◆ Records for this exercise

Start

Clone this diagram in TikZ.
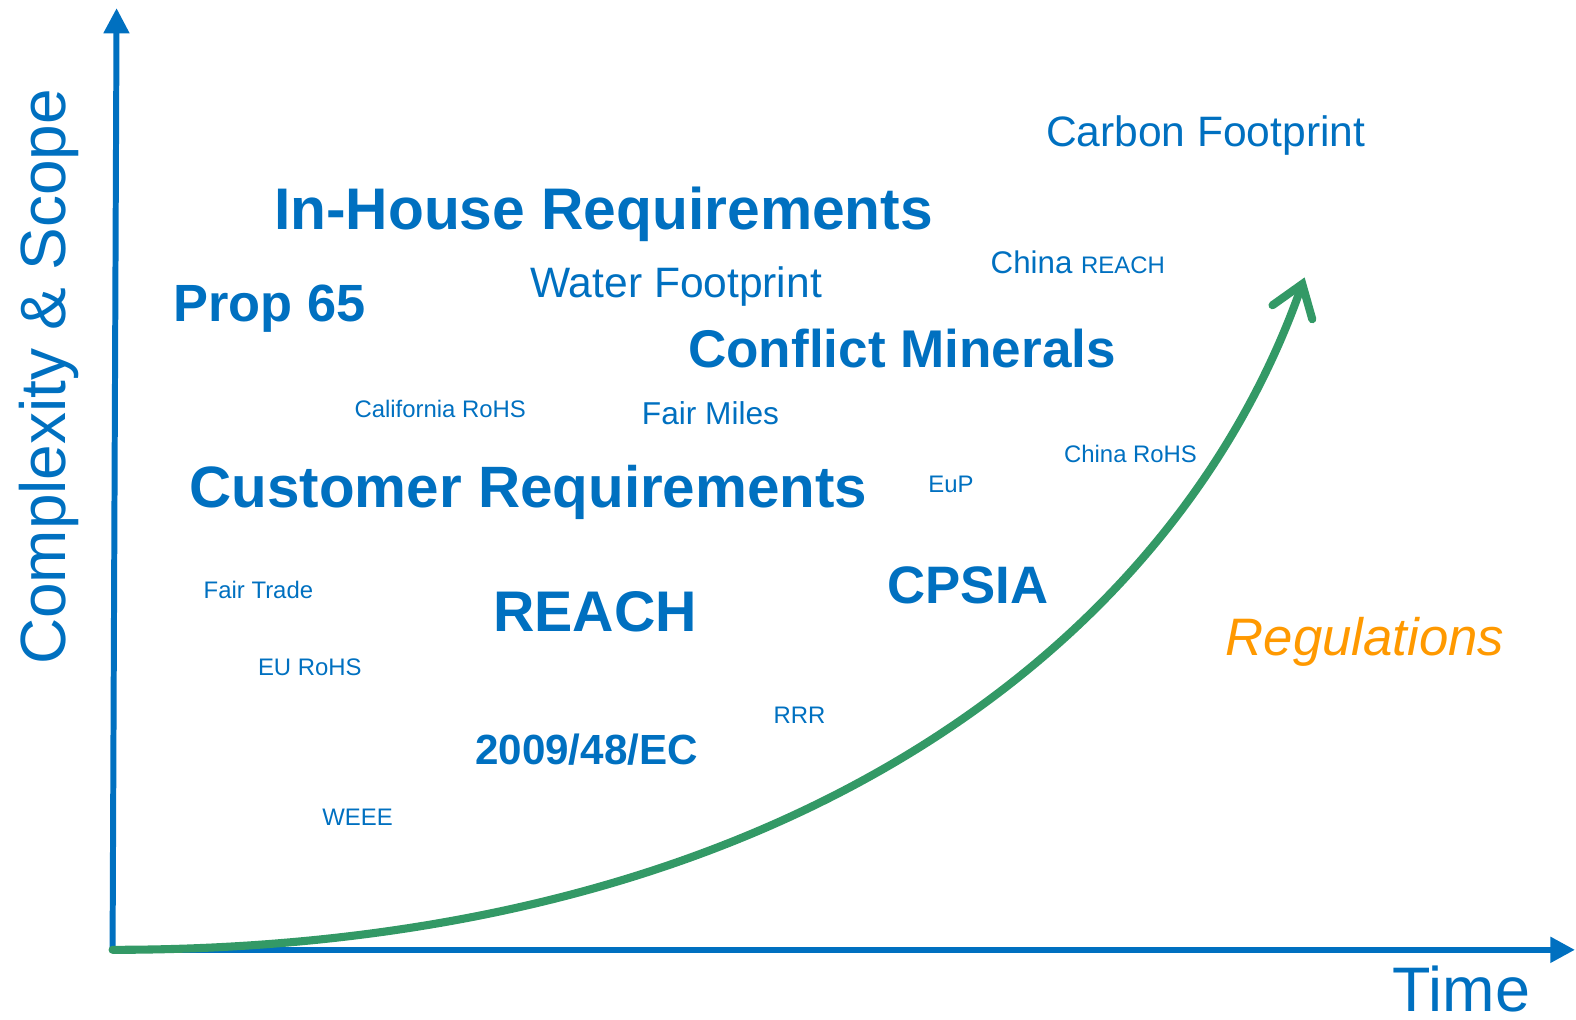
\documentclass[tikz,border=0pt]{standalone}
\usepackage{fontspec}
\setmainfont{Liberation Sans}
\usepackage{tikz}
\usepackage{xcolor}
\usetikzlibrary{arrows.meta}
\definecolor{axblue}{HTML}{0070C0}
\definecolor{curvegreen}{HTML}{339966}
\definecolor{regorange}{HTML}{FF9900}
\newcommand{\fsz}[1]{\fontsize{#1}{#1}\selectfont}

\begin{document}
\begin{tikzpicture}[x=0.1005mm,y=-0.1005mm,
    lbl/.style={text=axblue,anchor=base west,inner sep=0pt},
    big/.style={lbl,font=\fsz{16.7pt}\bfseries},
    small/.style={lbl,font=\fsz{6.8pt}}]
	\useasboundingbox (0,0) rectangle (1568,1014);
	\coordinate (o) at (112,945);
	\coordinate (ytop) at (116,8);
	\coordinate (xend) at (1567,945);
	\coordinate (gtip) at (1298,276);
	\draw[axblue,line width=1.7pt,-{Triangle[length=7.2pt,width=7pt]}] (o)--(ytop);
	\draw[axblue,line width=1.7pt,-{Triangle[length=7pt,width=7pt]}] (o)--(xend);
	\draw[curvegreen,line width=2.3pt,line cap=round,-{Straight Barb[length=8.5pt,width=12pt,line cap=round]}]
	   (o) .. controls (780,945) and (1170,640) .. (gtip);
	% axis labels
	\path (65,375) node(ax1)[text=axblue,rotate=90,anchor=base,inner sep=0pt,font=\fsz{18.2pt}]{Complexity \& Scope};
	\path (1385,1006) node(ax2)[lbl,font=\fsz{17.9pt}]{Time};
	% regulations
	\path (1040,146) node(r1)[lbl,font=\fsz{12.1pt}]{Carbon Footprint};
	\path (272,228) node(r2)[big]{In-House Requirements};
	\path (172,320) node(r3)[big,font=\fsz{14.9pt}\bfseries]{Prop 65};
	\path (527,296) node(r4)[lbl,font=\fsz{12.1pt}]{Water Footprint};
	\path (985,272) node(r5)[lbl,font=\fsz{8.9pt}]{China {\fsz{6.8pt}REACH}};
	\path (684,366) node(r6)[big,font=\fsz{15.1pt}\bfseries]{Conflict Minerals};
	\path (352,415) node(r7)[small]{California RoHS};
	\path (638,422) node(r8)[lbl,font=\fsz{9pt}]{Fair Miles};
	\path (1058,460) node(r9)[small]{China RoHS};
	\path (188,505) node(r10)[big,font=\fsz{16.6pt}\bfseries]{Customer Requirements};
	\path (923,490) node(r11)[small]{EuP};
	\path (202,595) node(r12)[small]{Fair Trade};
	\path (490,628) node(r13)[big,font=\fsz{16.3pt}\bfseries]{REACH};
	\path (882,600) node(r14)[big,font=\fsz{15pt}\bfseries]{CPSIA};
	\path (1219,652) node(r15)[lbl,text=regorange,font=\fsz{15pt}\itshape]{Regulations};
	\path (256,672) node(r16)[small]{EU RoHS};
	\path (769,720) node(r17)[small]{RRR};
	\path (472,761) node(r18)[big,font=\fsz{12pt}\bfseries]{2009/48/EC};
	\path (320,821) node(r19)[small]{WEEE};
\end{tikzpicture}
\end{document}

End
Start

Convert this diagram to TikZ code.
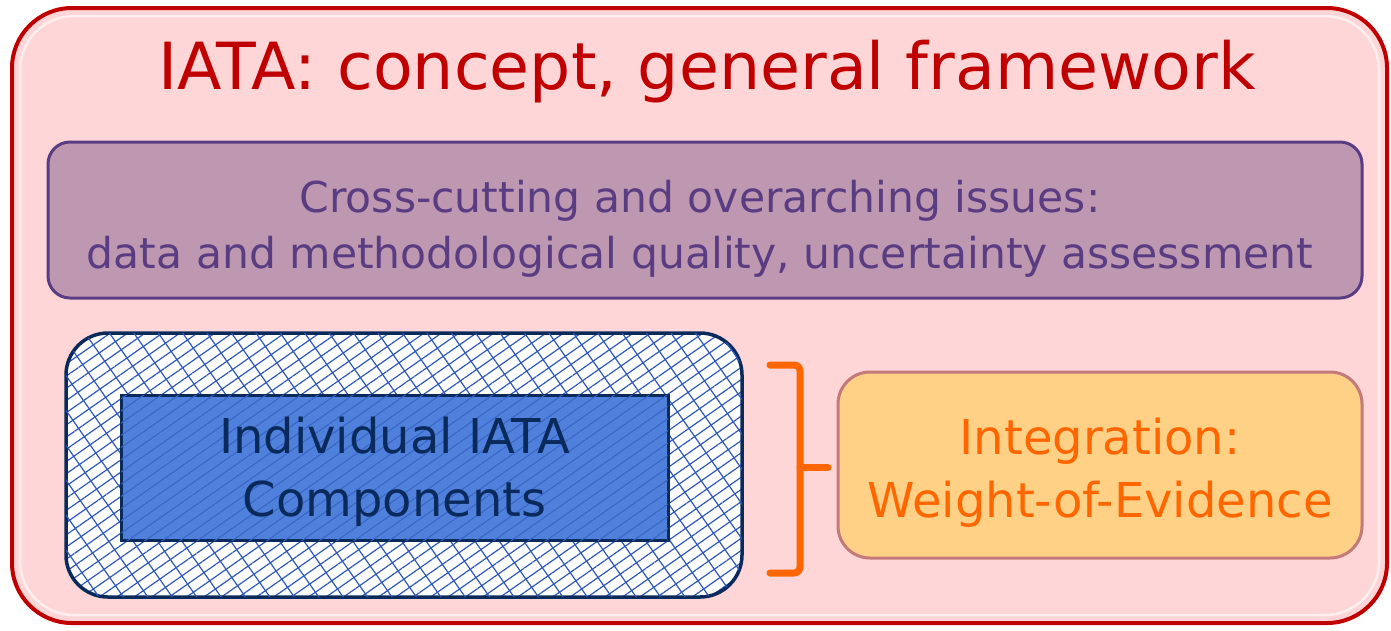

End
Start

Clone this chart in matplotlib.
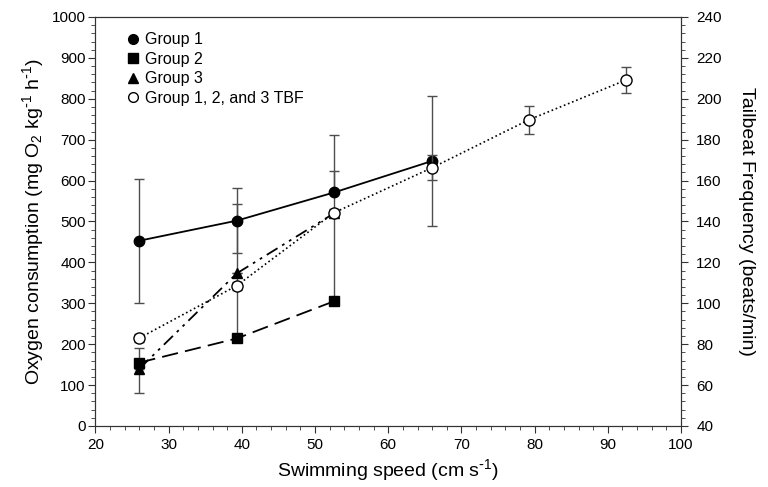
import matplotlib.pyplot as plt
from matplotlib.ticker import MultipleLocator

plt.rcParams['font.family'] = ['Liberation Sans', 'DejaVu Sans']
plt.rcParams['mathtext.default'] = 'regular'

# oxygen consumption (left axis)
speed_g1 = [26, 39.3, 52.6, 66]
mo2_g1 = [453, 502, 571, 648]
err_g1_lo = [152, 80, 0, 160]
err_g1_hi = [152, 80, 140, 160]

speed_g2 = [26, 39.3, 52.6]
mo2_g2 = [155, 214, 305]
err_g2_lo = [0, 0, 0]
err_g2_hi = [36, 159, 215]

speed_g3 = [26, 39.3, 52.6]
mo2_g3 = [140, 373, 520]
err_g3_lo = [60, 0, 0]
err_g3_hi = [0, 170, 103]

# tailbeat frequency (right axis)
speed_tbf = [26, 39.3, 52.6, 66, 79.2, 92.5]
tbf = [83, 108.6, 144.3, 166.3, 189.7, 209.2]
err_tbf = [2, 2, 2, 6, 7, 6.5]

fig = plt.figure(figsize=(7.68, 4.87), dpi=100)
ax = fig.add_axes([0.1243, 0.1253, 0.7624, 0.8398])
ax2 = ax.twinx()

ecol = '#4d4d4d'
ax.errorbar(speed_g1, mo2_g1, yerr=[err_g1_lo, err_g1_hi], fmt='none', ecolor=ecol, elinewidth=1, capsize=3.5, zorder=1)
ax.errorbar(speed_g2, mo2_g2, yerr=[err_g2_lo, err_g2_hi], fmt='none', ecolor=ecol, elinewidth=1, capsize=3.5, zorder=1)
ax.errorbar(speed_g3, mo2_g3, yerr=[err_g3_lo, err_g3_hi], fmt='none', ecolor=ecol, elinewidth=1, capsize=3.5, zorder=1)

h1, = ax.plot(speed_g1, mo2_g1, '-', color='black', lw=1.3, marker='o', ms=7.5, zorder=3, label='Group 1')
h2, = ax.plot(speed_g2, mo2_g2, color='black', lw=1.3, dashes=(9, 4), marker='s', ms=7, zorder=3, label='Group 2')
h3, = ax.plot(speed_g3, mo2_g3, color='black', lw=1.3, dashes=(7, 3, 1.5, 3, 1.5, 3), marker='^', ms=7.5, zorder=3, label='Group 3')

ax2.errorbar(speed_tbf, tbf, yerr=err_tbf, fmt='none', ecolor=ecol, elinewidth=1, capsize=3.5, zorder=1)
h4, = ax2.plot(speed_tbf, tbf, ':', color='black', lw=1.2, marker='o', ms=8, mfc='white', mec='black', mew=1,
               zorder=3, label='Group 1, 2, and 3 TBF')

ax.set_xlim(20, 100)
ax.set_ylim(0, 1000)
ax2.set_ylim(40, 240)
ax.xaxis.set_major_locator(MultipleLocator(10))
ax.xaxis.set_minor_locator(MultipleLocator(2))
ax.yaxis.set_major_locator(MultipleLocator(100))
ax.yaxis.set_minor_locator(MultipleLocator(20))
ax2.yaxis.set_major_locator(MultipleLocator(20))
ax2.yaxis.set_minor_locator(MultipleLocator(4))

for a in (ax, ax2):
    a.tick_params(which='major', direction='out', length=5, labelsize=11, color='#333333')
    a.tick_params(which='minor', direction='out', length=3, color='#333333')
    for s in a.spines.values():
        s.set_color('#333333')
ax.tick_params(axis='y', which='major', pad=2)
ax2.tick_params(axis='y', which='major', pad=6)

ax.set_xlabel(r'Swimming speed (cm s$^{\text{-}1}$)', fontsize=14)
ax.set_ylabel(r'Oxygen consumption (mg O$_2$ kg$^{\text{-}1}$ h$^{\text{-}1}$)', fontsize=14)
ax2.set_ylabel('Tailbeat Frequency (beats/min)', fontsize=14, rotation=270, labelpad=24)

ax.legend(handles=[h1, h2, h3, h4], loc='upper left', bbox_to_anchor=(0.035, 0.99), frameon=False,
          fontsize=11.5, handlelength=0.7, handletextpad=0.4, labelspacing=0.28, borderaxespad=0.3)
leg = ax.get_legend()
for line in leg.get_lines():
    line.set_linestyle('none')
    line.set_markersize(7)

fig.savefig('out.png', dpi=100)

End

◆ What you should do
Return the material from the line containing "Clone this chart in matplotlib." through the line containing "err_g2_hi = [36, 159, 215]", exactly and in full, but without its pictures.

◆ Expected output
Clone this chart in matplotlib.
import matplotlib.pyplot as plt
from matplotlib.ticker import MultipleLocator

plt.rcParams['font.family'] = ['Liberation Sans', 'DejaVu Sans']
plt.rcParams['mathtext.default'] = 'regular'

# oxygen consumption (left axis)
speed_g1 = [26, 39.3, 52.6, 66]
mo2_g1 = [453, 502, 571, 648]
err_g1_lo = [152, 80, 0, 160]
err_g1_hi = [152, 80, 140, 160]

speed_g2 = [26, 39.3, 52.6]
mo2_g2 = [155, 214, 305]
err_g2_lo = [0, 0, 0]
err_g2_hi = [36, 159, 215]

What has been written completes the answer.